This week’s Hub Focus features Nigel Bowen-Easley in a 1961 Aston Martin DB4 S3 which actually sold after he wrote this for us only a week ago. Despite this we still wanted to share it with you, so keep on reading to find out why it’s the car he’d pick from our Hangar Showroom stock.
There is no doubt that in 1961 this stunning car stopped people in their tracks. There is not one angle from which the car does not look good and the purity of this earlier model is easy to fall in love with.
Despite being almost 60 years old this car will happily keep up with modern traffic with its 140mph plus capability together with ease of use, great visibility and a spacious interior. You could purchase a modern supercar instead but there are people and places where those cars are simply not as respected. The traffic, width restrictions, potholes, expensive road tax, insurance and speed restrictions confines the owner to gamble with not only his wallet but their licence each time they drive it. Add to that any dreaded warning lights that only the dealer can put out (at vast expense) and a fear of adding miles because of depreciation for pre-owned modern exotics, and it starts to make classic ownership far more appealing.
This particular DB4 is the very first Series 3 ever made. It became the factory demonstrator and over the years has gathered an extensive documented history including a full body-off rebuild by GTC Engineering. The car has also travelled to America where it spent time in California and Texas before returning to the UK. It was originally produced by the factory with the chrome wire wheels, oil cooler and the essential overdrive that the DB4 need on a long run. The car also features in brochures and articles for the DB4 which makes the car not only rare, but historically important. If one wanted to use the car for a trip to Brugge or a run to Le Touquet it would be in its element. If you wanted to drive into London its slim size and nimbleness and excellent visibility would make life less stressful as well as getting you the best parking spot outside your favourite establishment. I also love the DB4 Zagato seats and handy hidden Mp3 fitted in this car!

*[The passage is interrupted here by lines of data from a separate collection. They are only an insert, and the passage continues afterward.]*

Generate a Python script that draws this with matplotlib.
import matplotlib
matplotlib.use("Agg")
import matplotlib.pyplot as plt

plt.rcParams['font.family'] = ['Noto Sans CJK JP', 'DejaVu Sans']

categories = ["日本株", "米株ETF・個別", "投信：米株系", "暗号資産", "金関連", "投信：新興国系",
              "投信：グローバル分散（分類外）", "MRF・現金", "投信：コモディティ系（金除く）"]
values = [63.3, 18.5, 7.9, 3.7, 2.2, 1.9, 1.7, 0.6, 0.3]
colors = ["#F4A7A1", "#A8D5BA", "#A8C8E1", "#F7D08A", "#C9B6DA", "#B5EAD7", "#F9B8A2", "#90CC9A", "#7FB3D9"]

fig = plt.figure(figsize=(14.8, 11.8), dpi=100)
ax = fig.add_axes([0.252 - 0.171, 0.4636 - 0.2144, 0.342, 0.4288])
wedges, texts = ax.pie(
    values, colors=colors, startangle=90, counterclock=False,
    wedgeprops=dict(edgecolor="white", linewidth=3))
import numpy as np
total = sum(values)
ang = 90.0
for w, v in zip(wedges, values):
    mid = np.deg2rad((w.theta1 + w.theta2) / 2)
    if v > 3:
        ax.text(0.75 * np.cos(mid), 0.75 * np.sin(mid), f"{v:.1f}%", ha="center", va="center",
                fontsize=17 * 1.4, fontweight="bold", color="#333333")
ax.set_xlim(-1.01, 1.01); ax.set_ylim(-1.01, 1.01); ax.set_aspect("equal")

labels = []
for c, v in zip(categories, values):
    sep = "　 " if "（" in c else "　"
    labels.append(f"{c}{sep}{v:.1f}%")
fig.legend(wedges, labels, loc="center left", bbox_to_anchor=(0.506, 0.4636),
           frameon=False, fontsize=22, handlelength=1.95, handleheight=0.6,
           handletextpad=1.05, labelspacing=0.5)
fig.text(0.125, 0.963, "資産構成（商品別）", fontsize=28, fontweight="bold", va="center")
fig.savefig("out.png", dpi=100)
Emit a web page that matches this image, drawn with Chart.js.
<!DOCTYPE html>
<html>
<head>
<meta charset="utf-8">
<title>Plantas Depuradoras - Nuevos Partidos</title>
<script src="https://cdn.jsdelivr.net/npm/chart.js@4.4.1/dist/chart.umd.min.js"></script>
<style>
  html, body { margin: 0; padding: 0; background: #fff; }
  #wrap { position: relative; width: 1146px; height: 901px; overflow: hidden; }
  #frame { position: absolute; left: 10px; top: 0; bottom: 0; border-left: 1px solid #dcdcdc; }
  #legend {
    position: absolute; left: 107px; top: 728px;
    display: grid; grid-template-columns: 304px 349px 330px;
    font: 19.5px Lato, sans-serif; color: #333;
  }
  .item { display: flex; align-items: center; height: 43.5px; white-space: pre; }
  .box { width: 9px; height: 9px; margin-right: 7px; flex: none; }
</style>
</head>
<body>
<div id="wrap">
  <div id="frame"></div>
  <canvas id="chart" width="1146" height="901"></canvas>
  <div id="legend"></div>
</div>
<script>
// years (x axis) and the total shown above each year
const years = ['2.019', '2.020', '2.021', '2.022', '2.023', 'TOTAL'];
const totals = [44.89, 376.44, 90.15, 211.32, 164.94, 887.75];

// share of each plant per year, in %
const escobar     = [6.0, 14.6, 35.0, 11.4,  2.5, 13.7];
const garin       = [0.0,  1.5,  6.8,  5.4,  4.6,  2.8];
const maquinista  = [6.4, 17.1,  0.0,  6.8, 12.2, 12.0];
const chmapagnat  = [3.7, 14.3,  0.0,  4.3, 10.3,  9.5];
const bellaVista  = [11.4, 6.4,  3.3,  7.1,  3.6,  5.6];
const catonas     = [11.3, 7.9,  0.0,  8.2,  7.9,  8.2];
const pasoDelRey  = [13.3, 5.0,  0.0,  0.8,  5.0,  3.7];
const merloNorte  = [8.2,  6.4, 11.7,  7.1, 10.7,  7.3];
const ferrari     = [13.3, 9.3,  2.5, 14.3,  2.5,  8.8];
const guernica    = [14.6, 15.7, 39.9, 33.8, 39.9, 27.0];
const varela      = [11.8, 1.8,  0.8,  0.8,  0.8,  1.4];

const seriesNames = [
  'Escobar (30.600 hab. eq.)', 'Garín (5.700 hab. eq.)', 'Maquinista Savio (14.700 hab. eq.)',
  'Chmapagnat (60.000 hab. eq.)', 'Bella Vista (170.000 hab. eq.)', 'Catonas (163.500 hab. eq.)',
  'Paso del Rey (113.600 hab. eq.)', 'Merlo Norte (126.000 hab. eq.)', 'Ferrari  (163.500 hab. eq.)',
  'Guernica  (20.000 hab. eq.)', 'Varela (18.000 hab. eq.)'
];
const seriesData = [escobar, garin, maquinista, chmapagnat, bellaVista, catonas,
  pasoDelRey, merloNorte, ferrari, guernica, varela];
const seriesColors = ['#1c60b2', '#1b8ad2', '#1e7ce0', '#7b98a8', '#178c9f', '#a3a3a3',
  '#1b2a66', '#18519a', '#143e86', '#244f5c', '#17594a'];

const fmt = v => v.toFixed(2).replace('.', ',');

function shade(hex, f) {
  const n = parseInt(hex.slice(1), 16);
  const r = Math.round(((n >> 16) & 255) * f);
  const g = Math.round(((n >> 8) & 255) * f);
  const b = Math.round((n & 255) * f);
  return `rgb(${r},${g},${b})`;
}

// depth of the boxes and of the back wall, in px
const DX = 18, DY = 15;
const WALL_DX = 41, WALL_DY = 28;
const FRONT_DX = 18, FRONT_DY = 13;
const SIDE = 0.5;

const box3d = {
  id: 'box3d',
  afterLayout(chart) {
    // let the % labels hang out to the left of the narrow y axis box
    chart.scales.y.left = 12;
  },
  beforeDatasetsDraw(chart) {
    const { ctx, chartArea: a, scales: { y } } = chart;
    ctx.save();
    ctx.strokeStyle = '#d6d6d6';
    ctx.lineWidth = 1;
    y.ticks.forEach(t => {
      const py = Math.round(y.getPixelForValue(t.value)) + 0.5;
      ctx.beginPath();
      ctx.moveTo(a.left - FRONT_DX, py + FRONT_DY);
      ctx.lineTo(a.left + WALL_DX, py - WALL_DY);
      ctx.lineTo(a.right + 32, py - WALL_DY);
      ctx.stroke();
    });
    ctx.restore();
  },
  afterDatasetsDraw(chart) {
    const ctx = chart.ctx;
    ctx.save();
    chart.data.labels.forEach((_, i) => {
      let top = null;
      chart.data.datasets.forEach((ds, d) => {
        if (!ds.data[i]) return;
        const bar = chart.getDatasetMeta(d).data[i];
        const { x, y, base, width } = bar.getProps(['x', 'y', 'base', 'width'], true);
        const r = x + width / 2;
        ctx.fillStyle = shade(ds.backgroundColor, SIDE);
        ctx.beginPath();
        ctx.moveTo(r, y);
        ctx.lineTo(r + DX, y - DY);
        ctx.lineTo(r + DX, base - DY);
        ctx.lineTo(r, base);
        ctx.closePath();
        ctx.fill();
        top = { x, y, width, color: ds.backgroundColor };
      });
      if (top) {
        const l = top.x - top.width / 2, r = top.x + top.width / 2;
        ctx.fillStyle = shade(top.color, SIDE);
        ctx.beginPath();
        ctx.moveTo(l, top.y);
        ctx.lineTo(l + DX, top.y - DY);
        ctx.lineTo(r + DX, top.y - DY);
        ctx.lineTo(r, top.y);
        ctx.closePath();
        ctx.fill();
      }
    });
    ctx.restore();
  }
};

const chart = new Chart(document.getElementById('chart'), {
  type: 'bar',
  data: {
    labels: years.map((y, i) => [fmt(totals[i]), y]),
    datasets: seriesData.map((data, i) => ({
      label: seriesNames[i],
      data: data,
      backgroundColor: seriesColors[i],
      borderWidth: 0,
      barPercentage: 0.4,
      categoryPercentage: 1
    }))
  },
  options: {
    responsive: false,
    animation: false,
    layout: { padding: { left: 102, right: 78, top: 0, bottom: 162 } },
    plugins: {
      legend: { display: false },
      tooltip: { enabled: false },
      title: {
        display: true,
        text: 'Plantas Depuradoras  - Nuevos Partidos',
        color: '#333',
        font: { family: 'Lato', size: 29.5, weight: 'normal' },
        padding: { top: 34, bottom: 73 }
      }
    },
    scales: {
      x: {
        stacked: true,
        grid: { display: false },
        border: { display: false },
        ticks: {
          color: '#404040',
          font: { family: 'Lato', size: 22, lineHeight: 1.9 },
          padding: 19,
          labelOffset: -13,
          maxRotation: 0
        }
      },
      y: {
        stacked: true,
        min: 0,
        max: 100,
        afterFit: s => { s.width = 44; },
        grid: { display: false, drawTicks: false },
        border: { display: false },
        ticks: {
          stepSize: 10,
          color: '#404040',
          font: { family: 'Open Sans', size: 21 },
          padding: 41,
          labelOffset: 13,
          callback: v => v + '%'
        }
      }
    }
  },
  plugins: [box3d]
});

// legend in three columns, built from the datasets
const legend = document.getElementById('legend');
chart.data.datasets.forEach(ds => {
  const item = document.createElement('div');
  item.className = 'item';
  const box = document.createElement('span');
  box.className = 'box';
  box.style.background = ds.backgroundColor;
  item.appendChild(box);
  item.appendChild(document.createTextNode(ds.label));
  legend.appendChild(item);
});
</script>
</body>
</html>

Let’s look at using one of these cars for a moment. No cost for road tax, no MoT required, relatively cheap classic car insurance and simplicity in maintenance make this a great alternative to many other cars (unless track days are what you are after). People in general admire beautiful objects whatever form those objects take, and this will never change. ‘Cool’ will always be cool and therefore a DB4 such as this will always have a place in the market as well as being usable and jaw-droppingly pretty. This DB4 does not offer anyone a chance to say they don’t like it and will never go out of fashion. It’s just too cool. Even the sound of this machine is evocative and although it was built only 2 years after Britain’s first full-length Motorway was opened, it will very probably still be around when that motorway has become a housing estate and all reading this today will have long since parted this world.